Ia mengatakan bahwa harus berhenti bekerja dan kembali ke rumah sejak awal perang.
“Ketika perang dimulai, kami kembali ke rumah selama fase awal konflik. Sejak saat itu, kami belum menerima gaji atau menemukan pekerjaan apa pun,” kata Khaled.
Tidak tinggal diam, Khaled mengaku dirinya berusaha mencari pekerjaan apapun untuk memenuhi kebutuhan keluarga.
“Kami berusaha semaksimal mungkin untuk menemukan sesuatu yang dapat dilakukan untuk memenuhi sebagian kebutuhan kami. Saya adalah pencari nafkah bagi keluarga saya. Tidak ada orang lain yang bekerja di rumah," tambahnya.
Pekerja Palestina lainnya, Mahmoud Salhab, juga bekerja di Israel, tetapi sejak Oktober lalu tidak diizinkan kembali bekerja.
Salhab mengatakan sejak awal perang, ia tidak menemukan pekerjaan apapun.
“Saya pencari nafkah utama, dan saya memiliki gelar sarjana, tetapi saya tidak dapat menemukan pekerjaan,” kata Salhab.
Kehilangan pekerjaan membuat Salhab saat ini tidak bisa mencapai keinginannya untuk menikahi tunangannya.
“Sejak perang pertama, saya hanya bekerja empat hari sebulan, hanya cukup untuk memenuhi kebutuhan dasar seperti roti dan minyak. Saya bertunangan sebelum perang, tetapi sekarang, saya belum selesai membangun rumah, saya tidak mampu untuk menikah," tambahnya.

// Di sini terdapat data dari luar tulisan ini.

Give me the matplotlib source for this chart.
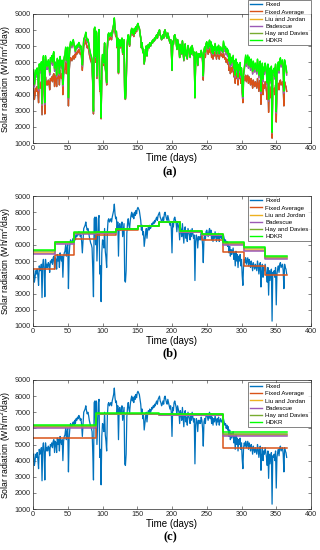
import matplotlib
matplotlib.use("Agg")
import matplotlib.pyplot as plt
import numpy as np

plt.rcParams['font.family'] = ['Liberation Sans', 'DejaVu Sans']

# daily radiation on the fixed surface (Wh/m2/day)
fixed = [
    4400, 3700, 4000, 4400, 4200, 4500, 4100, 3500, 4700, 4400,
    4500, 4800, 2750, 4800, 5100, 4500, 2800, 5100, 4600, 4800,
    4600, 4900, 4800, 4300, 5000, 4900, 5100, 4800, 5200, 5300,
    4500, 5200, 5100, 4500, 5400, 5000, 5300, 4600, 5500, 5200,
    5000, 5300, 4000, 5200, 5500, 5600, 6000, 5300, 5800, 6000,
    3300, 5400, 6000, 6300, 6200, 6100, 6300, 6400, 6200, 6500,
    6300, 6600, 6500, 6700, 6600, 6800, 6700, 6500, 6600, 6200,
    5500, 6300, 7000, 7100, 7200, 7400, 7100, 6900, 7000, 6800,
    6500, 6300, 6100, 6000, 5800, 4500, 2800, 7600, 7700, 6000,
    7700, 5000, 6300, 7600, 7800, 4200, 4700, 2500, 5500, 6300,
    6200, 5800, 7000, 5600, 5200, 4600, 6800, 7500, 7600, 7400,
    7500, 7600, 7400, 7700, 7900, 8100, 8500, 7900, 7600, 7700,
    6900, 7400, 5300, 7200, 7300, 6900, 7100, 7400, 6500, 6900,
    7300, 3800, 3700, 4400, 6700, 7300, 7600, 7200, 7000, 7500,
    7800, 8000, 7700, 7900, 7600, 8000, 7800, 8100, 7900, 8200,
    8300, 8200, 8100, 7800, 7500, 6900, 7200, 6600, 6800, 5900,
    6300, 6700, 7000, 6400, 6900, 7100, 6900, 7200, 7000, 7100,
    7300, 7200, 7400, 7300, 7500, 7400, 7600, 7700, 7500, 7800,
    7900, 8000, 7700, 7600, 7400, 7500, 7700, 7500, 7900, 8000,
    7800, 7600, 7500, 7800, 7600, 7400, 7200, 7400, 7000, 5500,
    7300, 7100, 7600, 7700, 7500, 7300, 6800, 7400, 7200, 7000,
    6300, 7100, 6900, 6500, 7300, 6700, 6100, 6900, 7100, 6400,
    6700, 6200, 7000, 6800, 6600, 6300, 6900, 6500, 7000, 6700,
    6400, 6600, 3800, 6200, 6600, 6400, 5800, 6500, 6300, 6500,
    6300, 6700, 6500, 6000, 4900, 6400, 6600, 6300, 6800, 6900,
    6700, 6500, 6800, 7000, 6600, 6900, 6300, 6700, 6200, 6600,
    6400, 6800, 6500, 6200, 6600, 6400, 6700, 6200, 6500, 6600,
    6400, 6500, 6300, 6600, 6400, 6200, 6300, 6000, 6200, 5900,
    6100, 5500, 5900, 5300, 5700, 5400, 5600, 5800, 5100, 5500,
    4700, 5600, 5000, 5400, 4600, 5300, 5000, 5400, 4700, 5100,
    4100, 3500, 4800, 5100, 4900, 5200, 4800, 5000, 5200, 4700,
    5100, 4900, 4600, 5000, 4800, 4400, 4900, 4700, 4500, 4800,
    4600, 4400, 5000, 4700, 4200, 4700, 4900, 3400, 4300, 4800,
    4000, 4600, 4400, 4800, 4500, 4200, 3700, 4600, 2900, 4400,
    3800, 4300, 4500, 1300, 4300, 4200, 4400, 4000, 4600, 2300,
    4200, 4500, 4700, 4300, 4800, 4900, 4600, 4700, 4800, 4400,
    3300, 4800, 4600, 4500, 4200,
]
days = np.arange(1, len(fixed) + 1)

# monthly adjusted tilt (panel b)
month_edges = [0, 31, 59, 90, 120, 151, 181, 212, 243, 273, 304, 334, 365]
m_fixavg = [4500, 5350, 6360, 6570, 6900, 7150, 7400, 6780, 6320, 5540, 4710, 4130]
m_liu    = [5500, 6100, 6700, 6740, 6990, 7150, 7400, 6800, 6620, 6020, 5700, 5180]
m_bad    = [5450, 6050, 6670, 6730, 6980, 7150, 7400, 6790, 6600, 5970, 5640, 5120]
m_hay    = [5600, 6150, 6740, 6760, 6990, 7160, 7410, 6820, 6650, 6110, 5800, 5250]
m_hdkr   = [5660, 6200, 6770, 6770, 7000, 7170, 7420, 6830, 6670, 6150, 5850, 5300]

# seasonal adjusted tilt (panel c)
season_edges = [0, 91, 182, 273, 365]
s_fixavg = [5400, 6880, 6830, 4780]
s_liu    = [6100, 6910, 6860, 5600]
s_bad    = [6030, 6900, 6850, 5530]
s_hay    = [6130, 6920, 6870, 5680]
s_hdkr   = [6180, 6930, 6880, 5750]

labels = ['Fixed', 'Fixed Average', 'Liu and Jordan', 'Badescue', 'Hay and Davies', 'HDKR']
colors = ['#0072BD', '#D95319', '#EDB120', '#9B59B6', '#77AC30', '#00FF00']

fig = plt.figure(figsize=(3.2, 5.5), dpi=100)

axes_pos = [
    [33/320, 1 - 143/550, 278/320, 129/550],
    [33/320, 1 - 326/550, 278/320, 130/550],
    [33/320, 1 - 509/550, 278/320, 129/550],
]
leg_top = [1.108, 1.0, 0.985]
tags = ['(a)', '(b)', '(c)']


def month_of(d, edges):
    for i in range(len(edges) - 1):
        if d <= edges[i + 1]:
            return i
    return len(edges) - 2


def stairs(ax, edges, vals, c, lw):
    ax.step(edges, list(vals) + [vals[-1]], where='post', color=c, lw=lw)


for k in range(3):
    ax = fig.add_axes(axes_pos[k])
    if k == 0:
        # daily optimum: daily fixed value scaled by monthly gain of each model
        idx = [month_of(d, month_edges) for d in days]
        f = np.array(fixed, dtype=float)
        base = np.array([m_fixavg[i] for i in idx])
        ax.plot(days, f, color=colors[0], lw=0.9)
        ax.plot(days, f, color=colors[1], lw=1.0)
        for m, c in zip([m_liu, m_bad, m_hay, m_hdkr], colors[2:]):
            g = np.array([m[i] for i in idx]) / base
            ax.plot(days, f * g, color=c, lw=1.0)
    else:
        edges = month_edges if k == 1 else season_edges
        sets = [m_fixavg, m_liu, m_bad, m_hay, m_hdkr] if k == 1 else \
               [s_fixavg, s_liu, s_bad, s_hay, s_hdkr]
        ax.plot(days, fixed, color=colors[0], lw=0.9)
        for v, c in zip(sets, colors[1:]):
            stairs(ax, edges, v, c, 1.1)

    ax.set_xlim(0, 400)
    ax.set_ylim(1000, 9000)
    ax.set_xticks(np.arange(0, 401, 50))
    ax.set_yticks(np.arange(1000, 9001, 1000))
    ax.tick_params(direction='in', length=2, width=0.4, labelsize=5.2,
                   top=True, right=True, pad=1.5, colors='#262626')
    for s in ax.spines.values():
        s.set_linewidth(0.5)
        s.set_color('#262626')
    ax.set_xlabel('Time (days)', fontsize=7, labelpad=1)
    ax.set_ylabel('Solar radiation (Wh/m$^2$/day)', fontsize=6.2, labelpad=1)

    handles = [plt.Line2D([], [], color=c, lw=1.0) for c in colors]
    leg = ax.legend(handles, labels, loc='upper right', bbox_to_anchor=(1.0, leg_top[k]),
                    fontsize=4.4, frameon=True, fancybox=False, borderpad=0.35,
                    labelspacing=0.3, handlelength=2.0, handletextpad=0.5,
                    borderaxespad=0)
    leg.get_frame().set_edgecolor('#262626')
    leg.get_frame().set_linewidth(0.5)

    tag_y = [172, 353, 537][k]
    fig.text(170/320, 1 - tag_y/550, tags[k], ha='center', va='center',
             fontsize=9, fontweight='bold', family='Liberation Serif')

fig.savefig('out.png', dpi=100)
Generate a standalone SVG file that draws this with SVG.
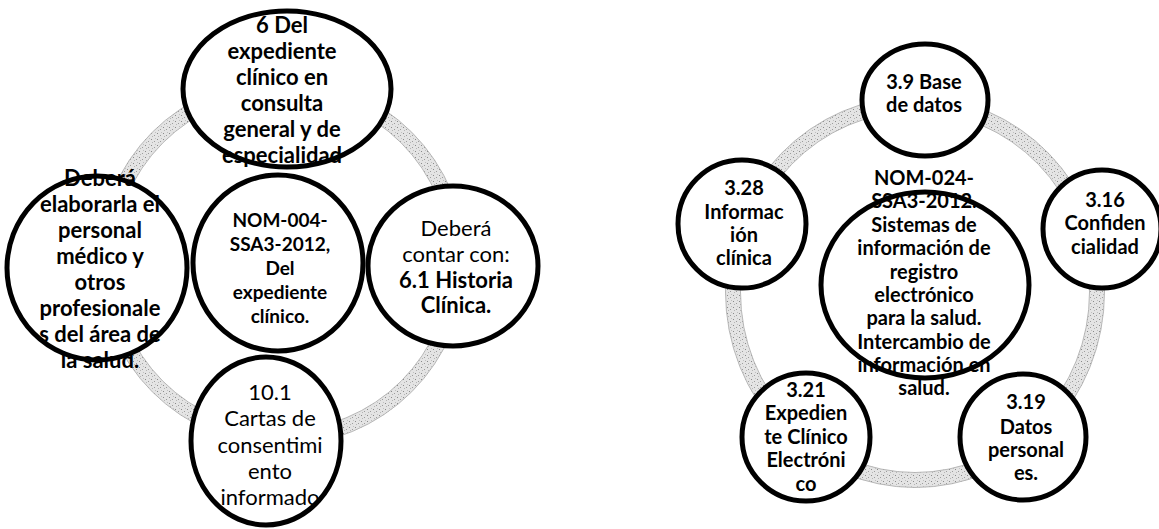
<svg xmlns="http://www.w3.org/2000/svg" width="1159" height="529" viewBox="0 0 1159 529">
<defs>
<pattern id="stip" width="6" height="6" patternUnits="userSpaceOnUse">
<rect width="6" height="6" fill="#e4e4e4"/>
<rect x="1" y="1" width="1" height="1" fill="#8a8a8a"/>
<rect x="4" y="3" width="1" height="1" fill="#9c9c9c"/>
<rect x="2" y="4" width="1" height="1" fill="#b5b5b5"/>
<rect x="5" y="0" width="1" height="1" fill="#c0c0c0"/>
</pattern>
</defs>
<style>
.node{fill:#fff;stroke:#000;stroke-width:5}
.ring{fill:none;stroke:url(#stip);stroke-width:15}
.edge{fill:none;stroke:#a8a8a8;stroke-width:0.8}
text{font-family:Lato,"Liberation Sans",sans-serif;text-anchor:middle;fill:#000}
.b{font-weight:700}
.l{font-size:22px}
.m{font-size:19px}
.s{font-size:20px}
</style>
<rect width="1159" height="529" fill="#fff"/>
<g id="connectors">
<circle class="ring" cx="282" cy="262" r="176"/>
<circle class="edge" cx="282" cy="262" r="183.5"/>
<circle class="edge" cx="282" cy="262" r="168.5"/>
<ellipse class="ring" cx="915" cy="292" rx="182" ry="188"/>
<ellipse class="edge" cx="915" cy="292" rx="189.5" ry="195.5"/>
<ellipse class="edge" cx="915" cy="292" rx="174.5" ry="180.5"/>
</g>
<g id="n-top-left">
<ellipse class="node" cx="287" cy="89" rx="104" ry="78"/>
<text class="l b" x="282"><tspan x="282" y="33">6 Del</tspan><tspan x="282" y="59">expediente</tspan><tspan x="282" y="85">clínico en</tspan><tspan x="282" y="111">consulta</tspan><tspan x="282" y="137">general y de</tspan><tspan x="282" y="163">especialidad</tspan></text>
</g>
<g id="n-center-left">
<ellipse class="node" cx="278" cy="263" rx="85" ry="88"/>
<text class="m b" x="280"><tspan x="280" y="227">NOM-004-</tspan><tspan x="280" y="251">SSA3-2012,</tspan><tspan x="280" y="275">Del</tspan><tspan x="280" y="299">expediente</tspan><tspan x="280" y="323">clínico.</tspan></text>
</g>
<g id="n-right-left">
<ellipse class="node" cx="453" cy="266" rx="85" ry="80"/>
<text class="l" x="456"><tspan x="456" y="236">Deberá</tspan><tspan x="456" y="262">contar con:</tspan><tspan class="b" x="456" y="288">6.1 Historia</tspan><tspan class="b" x="456" y="313">Clínica.</tspan></text>
</g>
<g id="n-left-left">
<ellipse class="node" cx="97" cy="268" rx="90" ry="92"/>
<text class="l b" x="100"><tspan x="100" y="186">Deberá</tspan><tspan x="100" y="212">elaborarla el</tspan><tspan x="100" y="238">personal</tspan><tspan x="100" y="264">médico y</tspan><tspan x="100" y="290">otros</tspan><tspan x="100" y="316">profesionale</tspan><tspan x="100" y="342">s del área de</tspan><tspan x="100" y="368">la salud.</tspan></text>
</g>
<g id="n-bottom-left">
<ellipse class="node" cx="266" cy="441" rx="75" ry="84"/>
<text class="l" x="270"><tspan x="270" y="400">10.1</tspan><tspan x="270" y="426">Cartas de</tspan><tspan x="270" y="453">consentimi</tspan><tspan x="270" y="479">ento</tspan><tspan x="270" y="505">informado</tspan></text>
</g>
<g id="n-top-right">
<ellipse class="node" cx="925" cy="100" rx="63" ry="56"/>
<text class="s b" x="924"><tspan x="924" y="89">3.9 Base</tspan><tspan x="924" y="112">de datos</tspan></text>
</g>
<g id="n-left-right">
<circle class="node" cx="742" cy="224" r="64"/>
<text class="s b" x="744"><tspan x="744" y="195">3.28</tspan><tspan x="744" y="219">Informac</tspan><tspan x="744" y="242">ión</tspan><tspan x="744" y="265">clínica</tspan></text>
</g>
<g id="n-right-right">
<circle class="node" cx="1102" cy="229" r="59"/>
<text class="s b" x="1105"><tspan x="1105" y="207">3.16</tspan><tspan x="1105" y="230">Confiden</tspan><tspan x="1105" y="254">cialidad</tspan></text>
</g>
<g id="n-bl-right">
<circle class="node" cx="806" cy="437" r="64"/>
<text class="s b" x="806"><tspan x="806" y="397">3.21</tspan><tspan x="806" y="420">Expedien</tspan><tspan x="806" y="444">te Clínico</tspan><tspan x="806" y="467">Electróni</tspan><tspan x="806" y="491">co</tspan></text>
</g>
<g id="n-br-right">
<circle class="node" cx="1023" cy="437" r="63"/>
<text class="s b" x="1026"><tspan x="1026" y="409">3.19</tspan><tspan x="1026" y="434">Datos</tspan><tspan x="1026" y="457">personal</tspan><tspan x="1026" y="480">es.</tspan></text>
</g>
<g id="n-center-right">
<ellipse class="node" cx="925" cy="285" rx="104" ry="93"/>
<text class="s b" x="924"><tspan x="924" y="185">NOM-024-</tspan><tspan x="924" y="208">SSA3-2012.</tspan><tspan x="924" y="232">Sistemas de</tspan><tspan x="924" y="255">información de</tspan><tspan x="924" y="279">registro</tspan><tspan x="924" y="302">electrónico</tspan><tspan x="924" y="325">para la salud.</tspan><tspan x="924" y="349">Intercambio de</tspan><tspan x="924" y="372">información en</tspan><tspan x="924" y="395">salud.</tspan></text>
</g>
</svg>
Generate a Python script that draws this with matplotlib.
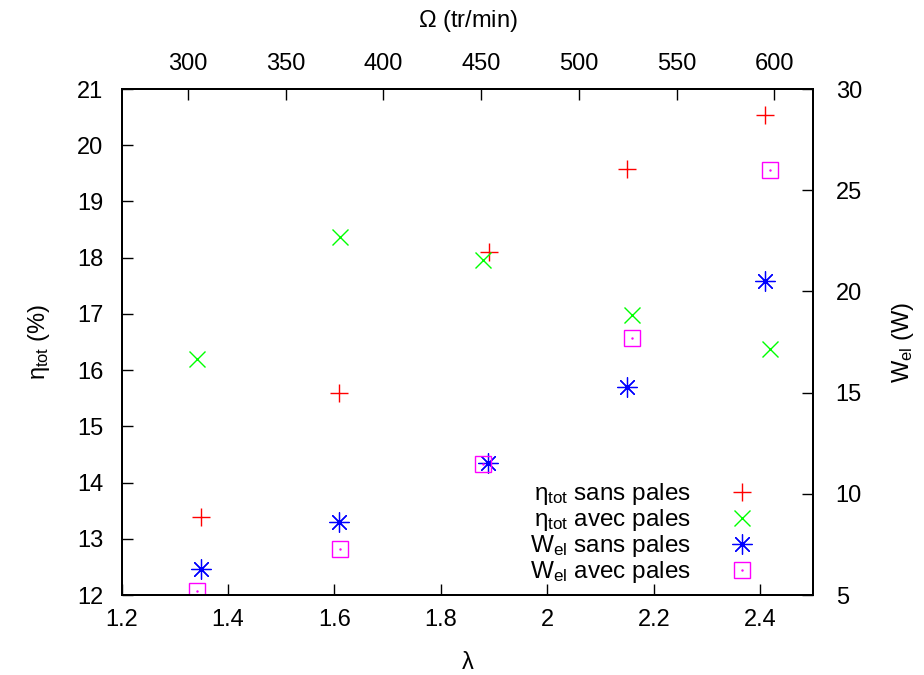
import matplotlib
matplotlib.use('Agg')
import matplotlib.pyplot as plt
from matplotlib.legend_handler import HandlerTuple

plt.rcParams['font.family'] = ['Liberation Sans', 'DejaVu Sans']
plt.rcParams['mathtext.fontset'] = 'custom'
plt.rcParams['mathtext.rm'] = 'Liberation Sans'
plt.rcParams['mathtext.it'] = 'Liberation Sans'
plt.rcParams['mathtext.bf'] = 'Liberation Sans:bold'

# data
lam_eta_sans = [1.349, 1.608, 1.890, 2.149, 2.408]
eta_sans = [13.39, 15.59, 18.11, 19.57, 20.53]
lam_eta_avec = [1.342, 1.610, 1.879, 2.159, 2.418]
eta_avec = [16.20, 18.36, 17.96, 16.98, 16.38]
lam_w_sans = [1.349, 1.609, 1.889, 2.149, 2.408]
w_sans = [6.28, 8.59, 11.51, 15.28, 20.50]
lam_w_avec = [1.341, 1.610, 1.879, 2.159, 2.418]
w_avec = [5.2, 7.27, 11.47, 17.70, 26.0]

lam_ticks = [1.2, 1.4, 1.6, 1.8, 2.0, 2.2, 2.4]
lam_labels = ['1.2', '1.4', '1.6', '1.8', '2', '2.2', '2.4']
omega_ticks = [300, 350, 400, 450, 500, 550, 600]
eta_ticks = list(range(12, 22))
w_ticks = [5, 10, 15, 20, 25, 30]

fs = 17
fig = plt.figure(figsize=(9.24, 6.75), dpi=100)
ax = fig.add_axes([0.1315, 0.1185, 0.7489, 0.7496])
ax2 = ax.twinx()
ax3 = ax.twiny()

ms = 12.5
h1, = ax.plot(lam_eta_sans, eta_sans, ls='none', marker='+', ms=ms, mew=1.0, color='#ff0000')
h2, = ax.plot(lam_eta_avec, eta_avec, ls='none', marker='x', ms=ms * 0.9, mew=1.0, color='#00ff00')
h3, = ax2.plot(lam_w_sans, w_sans, ls='none', marker=(8, 2, 0), ms=ms * 1.15, mew=0.9, color='#0000ff')
h4, = ax2.plot(lam_w_avec, w_avec, ls='none', marker='s', ms=ms * 0.95, mew=1.0,
               mfc='none', mec='#ff00ff')
h4d, = ax2.plot(lam_w_avec, w_avec, ls='none', marker='.', ms=1.5, color='#ff00ff')

ax.set_xlim(1.2, 2.5)
ax.set_ylim(12, 21)
ax2.set_ylim(5, 30)
ax3.set_xlim(266, 620)

ax.set_xticks(lam_ticks)
ax.set_xticklabels(lam_labels)
ax.set_yticks(eta_ticks)
ax2.set_yticks(w_ticks)
ax3.set_xticks(omega_ticks)

ax.tick_params(axis='x', direction='in', length=8, width=1, labelsize=fs, pad=10,
               top=False)
ax.tick_params(axis='y', direction='in', length=8, width=1, labelsize=fs, pad=13,
               right=False)
ax2.tick_params(axis='y', direction='in', length=8, width=1, labelsize=fs, pad=16)
ax3.tick_params(axis='x', direction='in', length=8, width=1, labelsize=fs, pad=10)

for a in (ax, ax2, ax3):
    for s in a.spines.values():
        s.set_linewidth(1.3)

ax.set_xlabel(r'$\lambda$', fontsize=fs, labelpad=15)
ax.set_ylabel(r'$\eta_{\mathrm{tot}}$ (%)', fontsize=fs, labelpad=18)
ax2.set_ylabel(r'W$_{\mathrm{el}}$ (W)', fontsize=fs, labelpad=20)
ax3.set_xlabel(r'$\Omega$ (tr/min)', fontsize=fs, labelpad=19)

ax2.legend([h1, h2, h3, (h4, h4d)],
           [r'$\eta_{\mathrm{tot}}$ sans pales', r'$\eta_{\mathrm{tot}}$ avec pales',
            r'W$_{\mathrm{el}}$ sans pales', r'W$_{\mathrm{el}}$ avec pales'],
           handler_map={tuple: HandlerTuple(ndivide=1, pad=0)},
           loc='lower right', bbox_to_anchor=(0.946, 0.0), borderaxespad=0,
           frameon=False, markerfirst=False, fontsize=fs + 0.5, numpoints=1,
           handlelength=2.0, handletextpad=1.1, labelspacing=0.0)

fig.savefig('out.png', dpi=100)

Serikat pekerja yang mengajukan pengaduan tersebut mewakili sekitar 207 juta pekerja di lebih dari 160 negara.
Konflik Palestina vs Israel
Israel telah mengabaikan resolusi DK PBB yang menuntut gencatan senjata segera di Gaza.
Sejak 7 Oktober 2023, Israel tidak berhenti melancarkan serangan brutal di Jalur Gaza.
Hingga saat ini, warga Palestina yang tewas akibat serangan Israel telah mencapai 41.500 orang.
Sementara korban luka akibat serangan Israel telah mencapai 96.000 warga Palestina.
Lebih dari 10 bulan sejak serangan Israel, sebagian besar wilayah Gaza masih hancur.